• _Task brief_
Exclude the pictures and return every line exactly as written.

• _Supplied information_
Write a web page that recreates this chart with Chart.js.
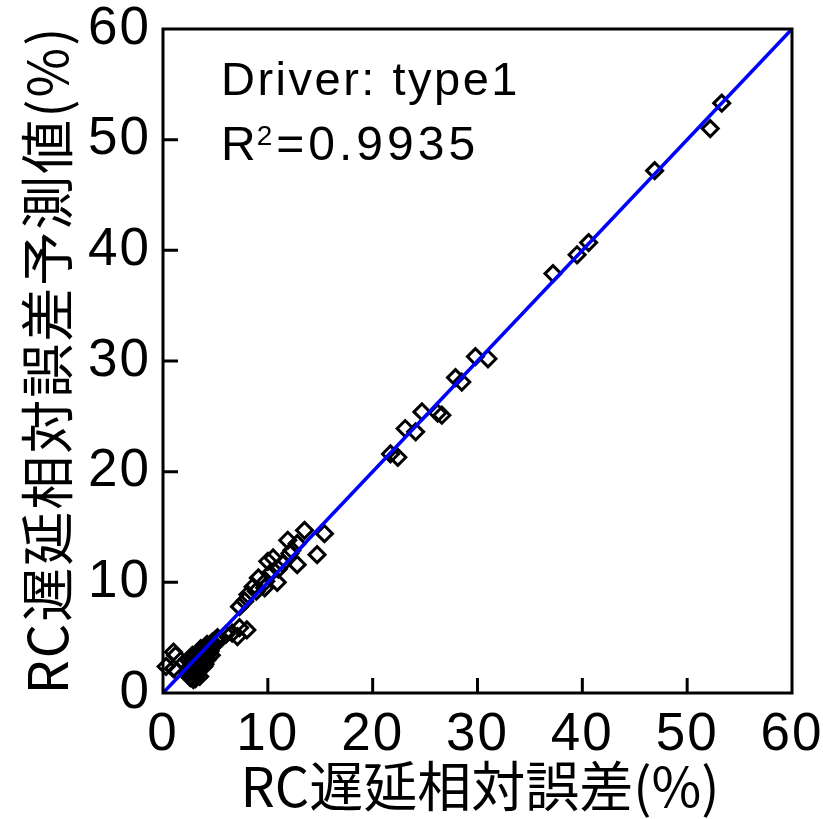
<!DOCTYPE html>
<html>
<head>
<meta charset="utf-8">
<script src="https://cdn.jsdelivr.net/npm/chart.js@4/dist/chart.umd.min.js"></script>
<style>
  html, body { margin: 0; padding: 0; background: #ffffff; }
  canvas { display: block; }
</style>
</head>
<body>
<canvas id="chart" width="823" height="819"></canvas>
<script>
// Measured relative error of RC delay (%) and the predicted value (%) for each sample
const actualErr = [
  53.3, 52.2, 46.9, 40.6, 39.5, 37.2, 31.0, 29.8, 28.5, 27.9, 26.6, 26.2, 24.7, 24.1, 23.1, 22.4, 21.7,
  15.4, 13.5, 14.7, 12.8, 11.9, 12.8, 12.3, 12.1, 11.4, 11.0, 10.5, 10.0, 10.2, 10.9, 9.1, 9.8, 9.7, 8.6, 8.9, 8.1, 7.8, 7.3,
  8.0, 7.3, 7.1, 6.6, 6.0, 5.4, 5.2, 5.0, 4.7, 4.5, 4.2, 4.3, 4.4, 4.1, 4.0, 3.9, 3.8, 3.7, 3.6, 3.6,
  3.5, 3.5, 3.4, 3.3, 3.3, 3.2, 3.1, 3.1, 3.0, 3.0, 2.9, 2.8, 2.8, 2.7, 2.6, 2.5, 2.4, 4.6, 4.0,
  2.6, 2.9, 3.2, 3.4, 3.6, 3.8, 4.0, 4.2, 4.5, 4.8, 3.0, 2.7, 3.3, 3.7, 4.1, 2.5, 3.9, 3.1,
  1.3, 1.0, 0.3, 1.2, 1.0
];
const predictedErr = [
  53.3, 51.0, 47.2, 40.7, 39.6, 37.9, 30.2, 30.4, 28.1, 28.5, 25.1, 25.3, 25.4, 23.6, 23.9, 21.3, 21.6,
  14.4, 14.7, 12.5, 13.5, 13.8, 11.6, 12.9, 12.6, 11.7, 11.2, 12.2, 11.9, 10.8, 10.0, 10.4, 10.1, 9.5, 9.6, 9.2, 8.9, 8.3, 7.8,
  5.7, 5.9, 5.1, 5.4, 5.3, 4.8, 5.0, 4.8, 4.6, 4.2, 4.4, 3.9, 3.6, 3.5, 4.1, 3.0, 3.8, 2.7, 3.3, 4.0,
  2.3, 1.5, 2.9, 1.9, 3.6, 2.6, 2.2, 1.3, 1.8, 3.2, 2.8, 1.6, 3.4, 2.4, 2.0, 2.9, 1.8, 3.4, 2.6,
  1.4, 1.2, 1.6, 2.1, 2.5, 2.9, 3.2, 3.0, 3.8, 4.3, 2.5, 2.9, 3.1, 3.5, 3.9, 2.3, 2.4, 2.8,
  2.0, 2.2, 2.4, 3.4, 3.7
];
const axisTicks = [0, 10, 20, 30, 40, 50, 60];
const fitEnds = [0, 60];            // y = x reference line
const driverText = 'Driver: type1';
const r2Text = '0.9935';
const xTitle = 'RC遅延相対誤差(%)';
const yTitle = 'RC遅延相対誤差予測値(%)';

const LATIN = "'Liberation Sans', Arial, sans-serif";
const CJK = "'Noto Sans CJK JP', 'Liberation Sans', sans-serif";

// Frame, inward tick marks, annotation and axis titles
const decorations = {
  id: 'decorations',
  beforeDraw(chart) {
    chart.ctx.letterSpacing = '2px';
  },
  afterDraw(chart) {
    const ctx = chart.ctx;
    const { left, right, top, bottom } = chart.chartArea;
    const xs = chart.scales.x, ys = chart.scales.y;
    ctx.save();
    ctx.strokeStyle = '#000';
    ctx.lineWidth = 3;
    ctx.strokeRect(left, top, right - left, bottom - top);
    ctx.beginPath();
    axisTicks.forEach(v => {
      if (v === axisTicks[0] || v === axisTicks[axisTicks.length - 1]) return;
      const px = xs.getPixelForValue(v);
      ctx.moveTo(px, bottom);
      ctx.lineTo(px, bottom - 15);
      const py = ys.getPixelForValue(v);
      ctx.moveTo(left, py);
      ctx.lineTo(left + 15, py);
    });
    ctx.stroke();

    // annotation
    ctx.fillStyle = '#000';
    ctx.letterSpacing = '2.5px';
    ctx.textAlign = 'left';
    ctx.textBaseline = 'alphabetic';
    ctx.font = `47px ${LATIN}`;
    ctx.fillText(driverText, 221, 95);
    ctx.letterSpacing = '4px';
    ctx.font = `48px ${LATIN}`;
    let x = 221;
    ctx.fillText('R', x, 160);
    x += ctx.measureText('R').width;
    ctx.font = `28px ${LATIN}`;
    ctx.fillText('2', x - 3, 145);
    x += ctx.measureText('2').width - 3;
    ctx.font = `48px ${LATIN}`;
    ctx.fillText('=' + r2Text, x, 160);

    // axis titles
    ctx.font = `54px ${CJK}`;
    ctx.textAlign = 'center';
    ctx.textBaseline = 'middle';
    ctx.letterSpacing = '0px';
    ctx.fillText(xTitle, 480, 786);
    ctx.translate(47, 361);
    ctx.rotate(-Math.PI / 2);
    ctx.letterSpacing = '2px';
    ctx.fillText(yTitle, 1, 0);
    ctx.restore();
    ctx.letterSpacing = '0px';
  }
};

const tickFont = { family: LATIN, size: 53, lineHeight: 1 };
const noEdgePadding = s => { s.paddingLeft = 0; s.paddingRight = 0; s.paddingTop = 0; s.paddingBottom = 0; };

new Chart(document.getElementById('chart'), {
  type: 'scatter',
  data: {
    datasets: [
      {
        type: 'line',
        data: fitEnds.map(v => ({ x: v, y: v })),
        borderColor: '#0000ff',
        borderWidth: 3.5,
        pointRadius: 0,
        fill: false,
        clip: false
      },
      {
        data: actualErr.map((v, i) => ({ x: v, y: predictedErr[i] })),
        pointStyle: 'rectRot',
        pointRadius: 8,
        pointBorderWidth: 3,
        borderColor: '#000000',
        backgroundColor: 'rgba(0,0,0,0)',
        clip: false
      }
    ]
  },
  options: {
    responsive: false,
    animation: false,
    devicePixelRatio: 1,
    layout: { padding: { top: 29, right: 31, left: 0, bottom: 0 } },
    plugins: { legend: { display: false }, tooltip: { enabled: false } },
    scales: {
      x: {
        type: 'linear',
        min: 0, max: 60,
        grid: { display: false },
        border: { display: false },
        ticks: { font: tickFont, color: '#000', padding: 8, maxRotation: 0 },
        afterBuildTicks: s => { s.ticks = axisTicks.map(v => ({ value: v })); },
        afterFit: s => { s.height = 126; noEdgePadding(s); }
      },
      y: {
        type: 'linear',
        min: 0, max: 60,
        grid: { display: false },
        border: { display: false },
        ticks: { font: tickFont, color: '#000', padding: 4 },
        afterBuildTicks: s => { s.ticks = axisTicks.map(v => ({ value: v })); },
        afterFit: s => { s.width = 163; noEdgePadding(s); }
      }
    }
  },
  plugins: [decorations]
});
</script>
</body>
</html>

• _Result of the exercise_
Write a web page that recreates this chart with Chart.js.
<!DOCTYPE html>
<html>
<head>
<meta charset="utf-8">
<script src="https://cdn.jsdelivr.net/npm/chart.js@4/dist/chart.umd.min.js"></script>
<style>
  html, body { margin: 0; padding: 0; background: #ffffff; }
  canvas { display: block; }
</style>
</head>
<body>
<canvas id="chart" width="823" height="819"></canvas>
<script>
// Measured relative error of RC delay (%) and the predicted value (%) for each sample
const actualErr = [
  53.3, 52.2, 46.9, 40.6, 39.5, 37.2, 31.0, 29.8, 28.5, 27.9, 26.6, 26.2, 24.7, 24.1, 23.1, 22.4, 21.7,
  15.4, 13.5, 14.7, 12.8, 11.9, 12.8, 12.3, 12.1, 11.4, 11.0, 10.5, 10.0, 10.2, 10.9, 9.1, 9.8, 9.7, 8.6, 8.9, 8.1, 7.8, 7.3,
  8.0, 7.3, 7.1, 6.6, 6.0, 5.4, 5.2, 5.0, 4.7, 4.5, 4.2, 4.3, 4.4, 4.1, 4.0, 3.9, 3.8, 3.7, 3.6, 3.6,
  3.5, 3.5, 3.4, 3.3, 3.3, 3.2, 3.1, 3.1, 3.0, 3.0, 2.9, 2.8, 2.8, 2.7, 2.6, 2.5, 2.4, 4.6, 4.0,
  2.6, 2.9, 3.2, 3.4, 3.6, 3.8, 4.0, 4.2, 4.5, 4.8, 3.0, 2.7, 3.3, 3.7, 4.1, 2.5, 3.9, 3.1,
  1.3, 1.0, 0.3, 1.2, 1.0
];
const predictedErr = [
  53.3, 51.0, 47.2, 40.7, 39.6, 37.9, 30.2, 30.4, 28.1, 28.5, 25.1, 25.3, 25.4, 23.6, 23.9, 21.3, 21.6,
  14.4, 14.7, 12.5, 13.5, 13.8, 11.6, 12.9, 12.6, 11.7, 11.2, 12.2, 11.9, 10.8, 10.0, 10.4, 10.1, 9.5, 9.6, 9.2, 8.9, 8.3, 7.8,
  5.7, 5.9, 5.1, 5.4, 5.3, 4.8, 5.0, 4.8, 4.6, 4.2, 4.4, 3.9, 3.6, 3.5, 4.1, 3.0, 3.8, 2.7, 3.3, 4.0,
  2.3, 1.5, 2.9, 1.9, 3.6, 2.6, 2.2, 1.3, 1.8, 3.2, 2.8, 1.6, 3.4, 2.4, 2.0, 2.9, 1.8, 3.4, 2.6,
  1.4, 1.2, 1.6, 2.1, 2.5, 2.9, 3.2, 3.0, 3.8, 4.3, 2.5, 2.9, 3.1, 3.5, 3.9, 2.3, 2.4, 2.8,
  2.0, 2.2, 2.4, 3.4, 3.7
];
const axisTicks = [0, 10, 20, 30, 40, 50, 60];
const fitEnds = [0, 60];            // y = x reference line
const driverText = 'Driver: type1';
const r2Text = '0.9935';
const xTitle = 'RC遅延相対誤差(%)';
const yTitle = 'RC遅延相対誤差予測値(%)';

const LATIN = "'Liberation Sans', Arial, sans-serif";
const CJK = "'Noto Sans CJK JP', 'Liberation Sans', sans-serif";

// Frame, inward tick marks, annotation and axis titles
const decorations = {
  id: 'decorations',
  beforeDraw(chart) {
    chart.ctx.letterSpacing = '2px';
  },
  afterDraw(chart) {
    const ctx = chart.ctx;
    const { left, right, top, bottom } = chart.chartArea;
    const xs = chart.scales.x, ys = chart.scales.y;
    ctx.save();
    ctx.strokeStyle = '#000';
    ctx.lineWidth = 3;
    ctx.strokeRect(left, top, right - left, bottom - top);
    ctx.beginPath();
    axisTicks.forEach(v => {
      if (v === axisTicks[0] || v === axisTicks[axisTicks.length - 1]) return;
      const px = xs.getPixelForValue(v);
      ctx.moveTo(px, bottom);
      ctx.lineTo(px, bottom - 15);
      const py = ys.getPixelForValue(v);
      ctx.moveTo(left, py);
      ctx.lineTo(left + 15, py);
    });
    ctx.stroke();

    // annotation
    ctx.fillStyle = '#000';
    ctx.letterSpacing = '2.5px';
    ctx.textAlign = 'left';
    ctx.textBaseline = 'alphabetic';
    ctx.font = `47px ${LATIN}`;
    ctx.fillText(driverText, 221, 95);
    ctx.letterSpacing = '4px';
    ctx.font = `48px ${LATIN}`;
    let x = 221;
    ctx.fillText('R', x, 160);
    x += ctx.measureText('R').width;
    ctx.font = `28px ${LATIN}`;
    ctx.fillText('2', x - 3, 145);
    x += ctx.measureText('2').width - 3;
    ctx.font = `48px ${LATIN}`;
    ctx.fillText('=' + r2Text, x, 160);

    // axis titles
    ctx.font = `54px ${CJK}`;
    ctx.textAlign = 'center';
    ctx.textBaseline = 'middle';
    ctx.letterSpacing = '0px';
    ctx.fillText(xTitle, 480, 786);
    ctx.translate(47, 361);
    ctx.rotate(-Math.PI / 2);
    ctx.letterSpacing = '2px';
    ctx.fillText(yTitle, 1, 0);
    ctx.restore();
    ctx.letterSpacing = '0px';
  }
};

const tickFont = { family: LATIN, size: 53, lineHeight: 1 };
const noEdgePadding = s => { s.paddingLeft = 0; s.paddingRight = 0; s.paddingTop = 0; s.paddingBottom = 0; };

new Chart(document.getElementById('chart'), {
  type: 'scatter',
  data: {
    datasets: [
      {
        type: 'line',
        data: fitEnds.map(v => ({ x: v, y: v })),
        borderColor: '#0000ff',
        borderWidth: 3.5,
        pointRadius: 0,
        fill: false,
        clip: false
      },
      {
        data: actualErr.map((v, i) => ({ x: v, y: predictedErr[i] })),
        pointStyle: 'rectRot',
        pointRadius: 8,
        pointBorderWidth: 3,
        borderColor: '#000000',
        backgroundColor: 'rgba(0,0,0,0)',
        clip: false
      }
    ]
  },
  options: {
    responsive: false,
    animation: false,
    devicePixelRatio: 1,
    layout: { padding: { top: 29, right: 31, left: 0, bottom: 0 } },
    plugins: { legend: { display: false }, tooltip: { enabled: false } },
    scales: {
      x: {
        type: 'linear',
        min: 0, max: 60,
        grid: { display: false },
        border: { display: false },
        ticks: { font: tickFont, color: '#000', padding: 8, maxRotation: 0 },
        afterBuildTicks: s => { s.ticks = axisTicks.map(v => ({ value: v })); },
        afterFit: s => { s.height = 126; noEdgePadding(s); }
      },
      y: {
        type: 'linear',
        min: 0, max: 60,
        grid: { display: false },
        border: { display: false },
        ticks: { font: tickFont, color: '#000', padding: 4 },
        afterBuildTicks: s => { s.ticks = axisTicks.map(v => ({ value: v })); },
        afterFit: s => { s.width = 163; noEdgePadding(s); }
      }
    }
  },
  plugins: [decorations]
});
</script>
</body>
</html>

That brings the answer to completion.